======== Given information ========
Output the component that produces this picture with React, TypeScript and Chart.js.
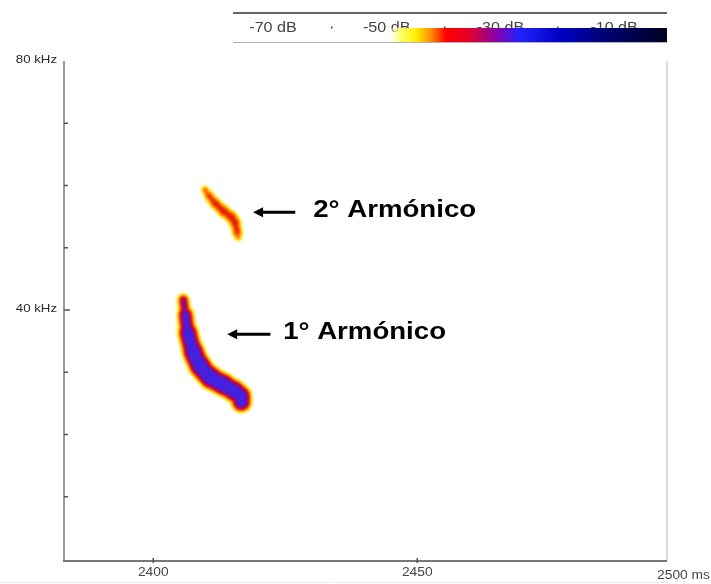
import React, { useEffect, useRef } from 'react';
import { Chart, registerables } from 'chart.js';

Chart.register(...registerables);

// ---- data (time in ms, frequency in kHz) ----
const harmonic1Time = [2405.7, 2406.1, 2406.6, 2407.6, 2408.9, 2410.8, 2413.3, 2415.3, 2416.5, 2416.7];
const harmonic1Freq = [41.6, 39.2, 36.3, 33.3, 31.0, 29.2, 28.0, 27.0, 26.2, 25.2];
const harmonic2Time = [2409.8, 2410.6, 2411.7, 2413.3, 2414.8, 2415.5, 2415.9, 2416.1];
const harmonic2Freq = [59.3, 58.3, 57.2, 55.9, 54.9, 54.0, 52.5, 51.7];

const xTickValues = [2400, 2450, 2500];
const xTickLabels = ['2400', '2450', '2500 ms'];
const yTickValues = [10, 20, 30, 40, 50, 60, 70];
const yLabelValues = [40, 80];
const yLabelTexts = ['40 kHz', '80 kHz'];
const dbLabels = ['-70 dB', '-50 dB', '-30 dB', '-10 dB'];

const annotationTexts = ['2° Armónico', '1° Armónico'];
const arrowTipTime = [2418.9, 2414.0];
const arrowTipFreq = [55.7, 36.1];
const arrowTailTime = [2426.9, 2422.2];
const labelStartTime = [2430.3, 2424.6];

// ---- styles ----
const FONT = "Arial, 'Liberation Sans', sans-serif";
const SX = 1.15;
const h1Layers = [
  { color: '#ffe826', inset: 0 },
  { color: '#ff6200', inset: 4.5 },
  { color: '#d8001e', inset: 7.5 },
  { color: '#7c0ea8', inset: 11 },
  { color: '#4222e0', inset: 14.5 },
];
const h1Thickness = [14, 19, 23, 25, 25.5, 25.5, 24.5, 24, 23];
const h2Layers = [
  { color: '#ffe626', inset: 0 },
  { color: '#ff7200', inset: 4.5 },
  { color: '#e41e00', inset: 8.5 },
];
const h2Thickness = [9, 11, 12.5, 13, 13, 12, 8.5];
const strokeStyles = [
  { layers: h1Layers, thick: h1Thickness },
  { layers: h2Layers, thick: h2Thickness },
];

function sText(ctx: CanvasRenderingContext2D, text: string, x: number, y: number, align: CanvasTextAlign) {
  ctx.save();
  ctx.translate(x, y);
  ctx.scale(SX, 1);
  ctx.textAlign = align;
  ctx.fillText(text, 0, 0);
  ctx.restore();
}

// paints each harmonic as a tapered, layered ridge along the points Chart.js placed
const ridgePlugin = {
  id: 'ridgePlugin',
  afterDatasetsDraw(chart: any) {
    const ctx: CanvasRenderingContext2D = chart.ctx;
    ctx.save();
    ctx.filter = 'blur(1.2px)';
    ctx.lineCap = 'round';
    ctx.lineJoin = 'round';
    strokeStyles.forEach((st, di) => {
      const pts = chart.getDatasetMeta(di).data.map((e: any) => ({ x: e.x, y: e.y }));
      const n = pts.length;
      const P = (i: number) => pts[Math.max(0, Math.min(n - 1, i))];
      st.layers.forEach((l: any) => {
        ctx.strokeStyle = l.color;
        for (let i = 0; i < n - 1; i++) {
          const w = st.thick[i] - l.inset;
          if (w <= 0) continue;
          const p0 = P(i - 1), p1 = P(i), p2 = P(i + 1), p3 = P(i + 2);
          const c1x = p1.x + (p2.x - p0.x) / 6, c1y = p1.y + (p2.y - p0.y) / 6;
          const c2x = p2.x - (p3.x - p1.x) / 6, c2y = p2.y - (p3.y - p1.y) / 6;
          ctx.lineWidth = w;
          ctx.beginPath();
          ctx.moveTo(p1.x, p1.y);
          ctx.bezierCurveTo(c1x, c1y, c2x, c2y, p2.x, p2.y);
          ctx.stroke();
        }
      });
    });
    ctx.restore();
  },
};

const decorPlugin = {
  id: 'decorPlugin',
  afterDraw(chart: any) {
    const ctx: CanvasRenderingContext2D = chart.ctx;
    const xs = chart.scales.x;
    const ys = chart.scales.y;
    const a = chart.chartArea;
    ctx.save();

    // frame
    ctx.strokeStyle = '#d0d0d0';
    ctx.lineWidth = 1.5;
    ctx.beginPath();
    ctx.moveTo(a.right, a.top);
    ctx.lineTo(a.right, a.bottom + 2);
    ctx.stroke();
    ctx.strokeStyle = '#9a9a9a';
    ctx.lineWidth = 2;
    ctx.beginPath();
    ctx.moveTo(a.left, a.top);
    ctx.lineTo(a.left, a.bottom + 2);
    ctx.stroke();
    ctx.strokeStyle = '#777';
    ctx.beginPath();
    ctx.moveTo(a.left - 1, a.bottom + 2);
    ctx.lineTo(a.right, a.bottom + 2);
    ctx.stroke();
    ctx.strokeStyle = '#ececec';
    ctx.lineWidth = 1;
    ctx.beginPath();
    ctx.moveTo(0, 582.5);
    ctx.lineTo(a.right, 582.5);
    ctx.stroke();

    // y ticks
    ctx.strokeStyle = '#555';
    ctx.lineWidth = 1.5;
    yTickValues.forEach((v) => {
      const y = ys.getPixelForValue(v);
      ctx.beginPath();
      ctx.moveTo(a.left, y);
      ctx.lineTo(a.left + (v === 40 ? 6 : 4), y);
      ctx.stroke();
    });
    // x ticks
    xTickValues.forEach((v) => {
      const x = xs.getPixelForValue(v);
      if (x > a.right) return;
      ctx.beginPath();
      ctx.moveTo(x, a.bottom - 1);
      ctx.lineTo(x, a.bottom + 4);
      ctx.stroke();
    });

    // y labels
    ctx.fillStyle = '#2a2a2a';
    ctx.font = `11.5px ${FONT}`;
    ctx.textBaseline = 'middle';
    yLabelValues.forEach((v, i) => {
      sText(ctx, yLabelTexts[i], 57, ys.getPixelForValue(v) - 1, 'right');
    });
    // x labels
    ctx.fillStyle = '#444';
    ctx.font = `12px ${FONT}`;
    xTickValues.forEach((v, i) => {
      const x = xs.getPixelForValue(v);
      if (x > a.right) {
        sText(ctx, xTickLabels[i], chart.width - 1, 576, 'right');
      } else {
        sText(ctx, xTickLabels[i], x, 573, 'center');
      }
    });

    // colour bar
    ctx.strokeStyle = '#666';
    ctx.lineWidth = 2;
    ctx.beginPath();
    ctx.moveTo(233, 13);
    ctx.lineTo(667, 13);
    ctx.stroke();
    ctx.strokeStyle = '#b0b0b0';
    ctx.lineWidth = 1;
    ctx.beginPath();
    ctx.moveTo(233, 42.5);
    ctx.lineTo(667, 42.5);
    ctx.stroke();
    ctx.fillStyle = '#444';
    ctx.font = `14px ${FONT}`;
    ctx.textBaseline = 'alphabetic';
    dbLabels.forEach((t, i) => sText(ctx, t, 273 + i * 113.7, 32, 'center'));
    const gx0 = 386, gx1 = 667;
    const g = ctx.createLinearGradient(gx0, 0, gx1, 0);
    const stop = (px: number, c: string) => g.addColorStop(Math.min(1, Math.max(0, (px - gx0) / (gx1 - gx0))), c);
    stop(386, 'rgba(255,255,255,0)');
    stop(400, '#ffff70');
    stop(416, '#fff000');
    stop(432, '#ff8400');
    stop(446, '#ff0000');
    stop(470, '#e0002a');
    stop(495, '#8c00a4');
    stop(520, '#2222ff');
    stop(560, '#0000c4');
    stop(605, '#000072');
    stop(667, '#000024');
    ctx.fillStyle = g;
    ctx.fillRect(gx0, 28, gx1 - gx0, 14);
    ctx.fillStyle = '#444';
    for (let i = 0; i < 3; i++) {
      ctx.fillRect(331 + i * 113, 26.5, 1.5, 2);
    }

    // annotations
    ctx.fillStyle = '#000';
    ctx.strokeStyle = '#000';
    annotationTexts.forEach((t, i) => {
      const tipX = xs.getPixelForValue(arrowTipTime[i]);
      const tipY = ys.getPixelForValue(arrowTipFreq[i]);
      const tailX = xs.getPixelForValue(arrowTailTime[i]);
      ctx.lineWidth = 3;
      ctx.beginPath();
      ctx.moveTo(tipX + 7, tipY);
      ctx.lineTo(tailX, tipY);
      ctx.stroke();
      ctx.beginPath();
      ctx.moveTo(tipX, tipY);
      ctx.lineTo(tipX + 10, tipY - 5);
      ctx.lineTo(tipX + 10, tipY + 5);
      ctx.closePath();
      ctx.fill();
      ctx.font = `bold 24px ${FONT}`;
      ctx.textBaseline = 'alphabetic';
      sText(ctx, t, xs.getPixelForValue(labelStartTime[i]), tipY + 5, 'left');
    });
    ctx.restore();
  },
};

export default function App() {
  const ref = useRef<HTMLCanvasElement | null>(null);
  useEffect(() => {
    document.body.style.margin = '0';
    const canvas = ref.current!;
    const mk = (times: number[], freqs: number[]) => ({
      data: times.map((t, i) => ({ x: t, y: freqs[i] })),
      showLine: false,
      pointRadius: 0,
      pointHoverRadius: 0,
    });
    const chart = new Chart(canvas, {
      type: 'scatter',
      data: {
        datasets: [mk(harmonic1Time, harmonic1Freq), mk(harmonic2Time, harmonic2Freq)] as any,
      },
      options: {
        animation: false,
        responsive: false,
        maintainAspectRatio: false,
        devicePixelRatio: 1,
        layout: { padding: { left: 64, top: 61, right: 44, bottom: 25 } },
        plugins: { legend: { display: false }, tooltip: { enabled: false } },
        events: [],
        scales: {
          x: { type: 'linear', min: 2383.1, max: 2497.3, display: false },
          y: { type: 'linear', min: 0, max: 80, display: false },
        },
      },
      plugins: [ridgePlugin, decorPlugin],
    });
    return () => chart.destroy();
  }, []);
  return (
    <div style={{ position: 'fixed', left: 0, top: 0, width: 711, height: 584, background: '#fff' }}>
      <canvas ref={ref} width={711} height={584} style={{ width: 711, height: 584, display: 'block' }} />
    </div>
  );
}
========
#### Request
Exactly as they appear, print the lines of the listing above from its first line through the line that contains "const dbLabels = ['-70", minus the pictures.

#### Right answer
Output the component that produces this picture with React, TypeScript and Chart.js.
import React, { useEffect, useRef } from 'react';
import { Chart, registerables } from 'chart.js';

Chart.register(...registerables);

// ---- data (time in ms, frequency in kHz) ----
const harmonic1Time = [2405.7, 2406.1, 2406.6, 2407.6, 2408.9, 2410.8, 2413.3, 2415.3, 2416.5, 2416.7];
const harmonic1Freq = [41.6, 39.2, 36.3, 33.3, 31.0, 29.2, 28.0, 27.0, 26.2, 25.2];
const harmonic2Time = [2409.8, 2410.6, 2411.7, 2413.3, 2414.8, 2415.5, 2415.9, 2416.1];
const harmonic2Freq = [59.3, 58.3, 57.2, 55.9, 54.9, 54.0, 52.5, 51.7];

const xTickValues = [2400, 2450, 2500];
const xTickLabels = ['2400', '2450', '2500 ms'];
const yTickValues = [10, 20, 30, 40, 50, 60, 70];
const yLabelValues = [40, 80];
const yLabelTexts = ['40 kHz', '80 kHz'];
const dbLabels = ['-70 dB', '-50 dB', '-30 dB', '-10 dB'];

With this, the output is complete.